[STATED TASK] Repeat the records verbatim and leave the pictures out of your copy.

......

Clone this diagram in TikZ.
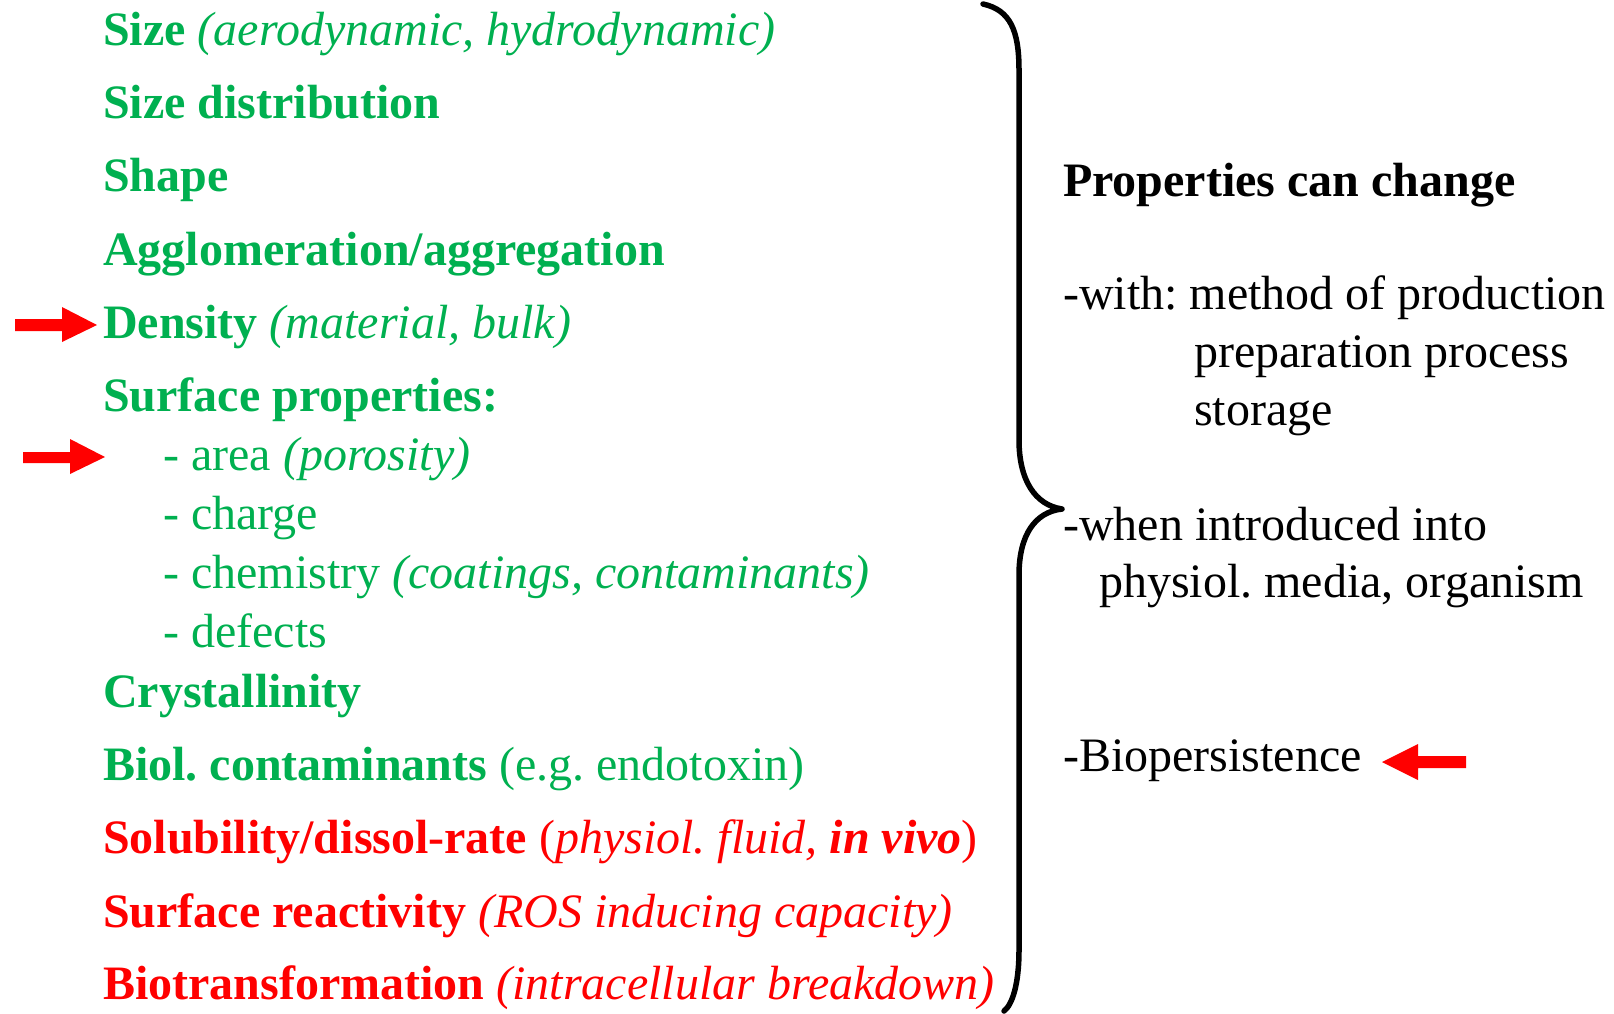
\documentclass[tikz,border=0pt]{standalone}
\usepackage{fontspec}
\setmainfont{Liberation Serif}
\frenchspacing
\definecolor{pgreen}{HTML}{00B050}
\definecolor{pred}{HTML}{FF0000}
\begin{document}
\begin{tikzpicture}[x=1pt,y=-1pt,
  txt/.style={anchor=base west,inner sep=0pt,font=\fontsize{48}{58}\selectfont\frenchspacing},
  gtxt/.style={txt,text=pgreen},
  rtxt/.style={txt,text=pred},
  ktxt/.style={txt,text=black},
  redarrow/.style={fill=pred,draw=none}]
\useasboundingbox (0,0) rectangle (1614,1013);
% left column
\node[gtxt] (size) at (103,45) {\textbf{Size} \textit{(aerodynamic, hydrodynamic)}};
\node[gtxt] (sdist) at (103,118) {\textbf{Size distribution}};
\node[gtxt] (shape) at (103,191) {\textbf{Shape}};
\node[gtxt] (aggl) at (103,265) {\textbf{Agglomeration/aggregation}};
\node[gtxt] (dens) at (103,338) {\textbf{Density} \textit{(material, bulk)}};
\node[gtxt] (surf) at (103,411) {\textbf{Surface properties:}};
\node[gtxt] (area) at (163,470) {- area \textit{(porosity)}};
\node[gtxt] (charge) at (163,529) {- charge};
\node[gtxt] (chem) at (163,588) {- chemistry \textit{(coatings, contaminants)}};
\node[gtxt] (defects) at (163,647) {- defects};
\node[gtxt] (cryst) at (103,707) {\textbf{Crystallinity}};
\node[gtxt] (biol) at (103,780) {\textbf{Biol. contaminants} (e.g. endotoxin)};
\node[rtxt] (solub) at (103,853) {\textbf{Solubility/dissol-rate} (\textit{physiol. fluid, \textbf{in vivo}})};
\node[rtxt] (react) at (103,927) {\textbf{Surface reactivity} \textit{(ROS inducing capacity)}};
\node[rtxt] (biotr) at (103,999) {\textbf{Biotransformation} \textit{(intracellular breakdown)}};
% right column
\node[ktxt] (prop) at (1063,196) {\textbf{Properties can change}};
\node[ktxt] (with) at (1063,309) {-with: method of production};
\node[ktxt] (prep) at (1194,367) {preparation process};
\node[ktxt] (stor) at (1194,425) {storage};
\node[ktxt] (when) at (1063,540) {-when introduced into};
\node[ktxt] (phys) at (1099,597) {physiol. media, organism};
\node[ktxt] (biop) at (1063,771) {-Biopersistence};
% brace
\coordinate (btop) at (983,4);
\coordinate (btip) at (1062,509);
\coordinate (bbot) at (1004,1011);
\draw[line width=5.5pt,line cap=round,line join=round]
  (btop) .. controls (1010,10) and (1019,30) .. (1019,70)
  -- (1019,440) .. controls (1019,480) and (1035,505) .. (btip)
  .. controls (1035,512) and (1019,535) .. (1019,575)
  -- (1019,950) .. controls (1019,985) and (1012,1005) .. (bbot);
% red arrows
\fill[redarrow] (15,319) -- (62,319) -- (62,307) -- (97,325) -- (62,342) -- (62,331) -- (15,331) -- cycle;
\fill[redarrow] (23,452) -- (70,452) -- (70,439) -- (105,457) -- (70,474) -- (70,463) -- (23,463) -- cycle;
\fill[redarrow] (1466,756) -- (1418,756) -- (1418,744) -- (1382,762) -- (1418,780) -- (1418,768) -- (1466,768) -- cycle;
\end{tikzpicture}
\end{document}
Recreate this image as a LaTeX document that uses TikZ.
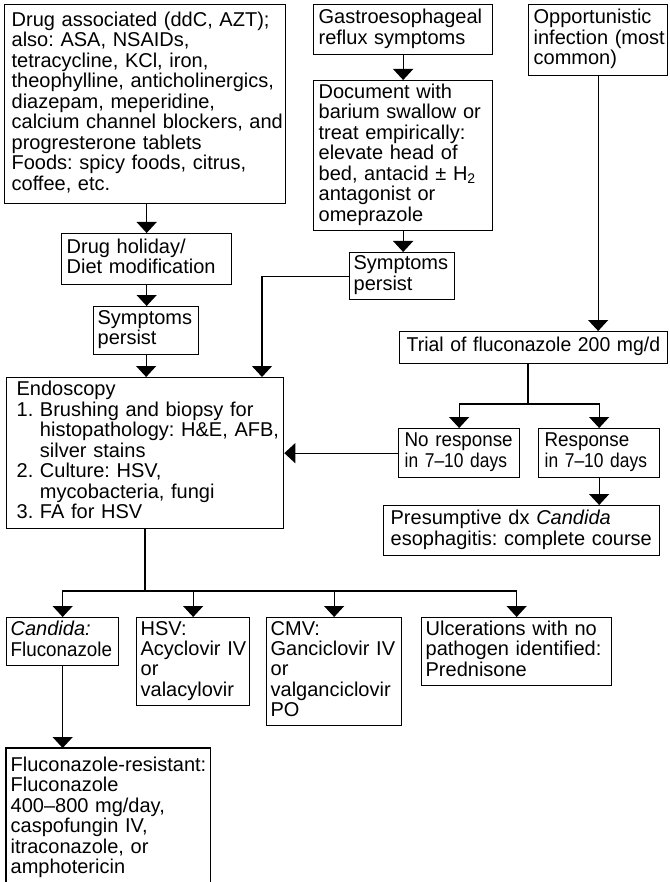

......

[SOLUTION FOR THIS EXERCISE]
Clone this diagram in TikZ.
\documentclass[tikz,border=0pt]{standalone}
\usepackage{fontspec}
\setmainfont{Liberation Serif}
\frenchspacing
\definecolor{pgreen}{HTML}{00B050}
\definecolor{pred}{HTML}{FF0000}
\begin{document}
\begin{tikzpicture}[x=1pt,y=-1pt,
  txt/.style={anchor=base west,inner sep=0pt,font=\fontsize{48}{58}\selectfont\frenchspacing},
  gtxt/.style={txt,text=pgreen},
  rtxt/.style={txt,text=pred},
  ktxt/.style={txt,text=black},
  redarrow/.style={fill=pred,draw=none}]
\useasboundingbox (0,0) rectangle (1614,1013);
% left column
\node[gtxt] (size) at (103,45) {\textbf{Size} \textit{(aerodynamic, hydrodynamic)}};
\node[gtxt] (sdist) at (103,118) {\textbf{Size distribution}};
\node[gtxt] (shape) at (103,191) {\textbf{Shape}};
\node[gtxt] (aggl) at (103,265) {\textbf{Agglomeration/aggregation}};
\node[gtxt] (dens) at (103,338) {\textbf{Density} \textit{(material, bulk)}};
\node[gtxt] (surf) at (103,411) {\textbf{Surface properties:}};
\node[gtxt] (area) at (163,470) {- area \textit{(porosity)}};
\node[gtxt] (charge) at (163,529) {- charge};
\node[gtxt] (chem) at (163,588) {- chemistry \textit{(coatings, contaminants)}};
\node[gtxt] (defects) at (163,647) {- defects};
\node[gtxt] (cryst) at (103,707) {\textbf{Crystallinity}};
\node[gtxt] (biol) at (103,780) {\textbf{Biol. contaminants} (e.g. endotoxin)};
\node[rtxt] (solub) at (103,853) {\textbf{Solubility/dissol-rate} (\textit{physiol. fluid, \textbf{in vivo}})};
\node[rtxt] (react) at (103,927) {\textbf{Surface reactivity} \textit{(ROS inducing capacity)}};
\node[rtxt] (biotr) at (103,999) {\textbf{Biotransformation} \textit{(intracellular breakdown)}};
% right column
\node[ktxt] (prop) at (1063,196) {\textbf{Properties can change}};
\node[ktxt] (with) at (1063,309) {-with: method of production};
\node[ktxt] (prep) at (1194,367) {preparation process};
\node[ktxt] (stor) at (1194,425) {storage};
\node[ktxt] (when) at (1063,540) {-when introduced into};
\node[ktxt] (phys) at (1099,597) {physiol. media, organism};
\node[ktxt] (biop) at (1063,771) {-Biopersistence};
% brace
\coordinate (btop) at (983,4);
\coordinate (btip) at (1062,509);
\coordinate (bbot) at (1004,1011);
\draw[line width=5.5pt,line cap=round,line join=round]
  (btop) .. controls (1010,10) and (1019,30) .. (1019,70)
  -- (1019,440) .. controls (1019,480) and (1035,505) .. (btip)
  .. controls (1035,512) and (1019,535) .. (1019,575)
  -- (1019,950) .. controls (1019,985) and (1012,1005) .. (bbot);
% red arrows
\fill[redarrow] (15,319) -- (62,319) -- (62,307) -- (97,325) -- (62,342) -- (62,331) -- (15,331) -- cycle;
\fill[redarrow] (23,452) -- (70,452) -- (70,439) -- (105,457) -- (70,474) -- (70,463) -- (23,463) -- cycle;
\fill[redarrow] (1466,756) -- (1418,756) -- (1418,744) -- (1382,762) -- (1418,780) -- (1418,768) -- (1466,768) -- cycle;
\end{tikzpicture}
\end{document}
Recreate this image as a LaTeX document that uses TikZ.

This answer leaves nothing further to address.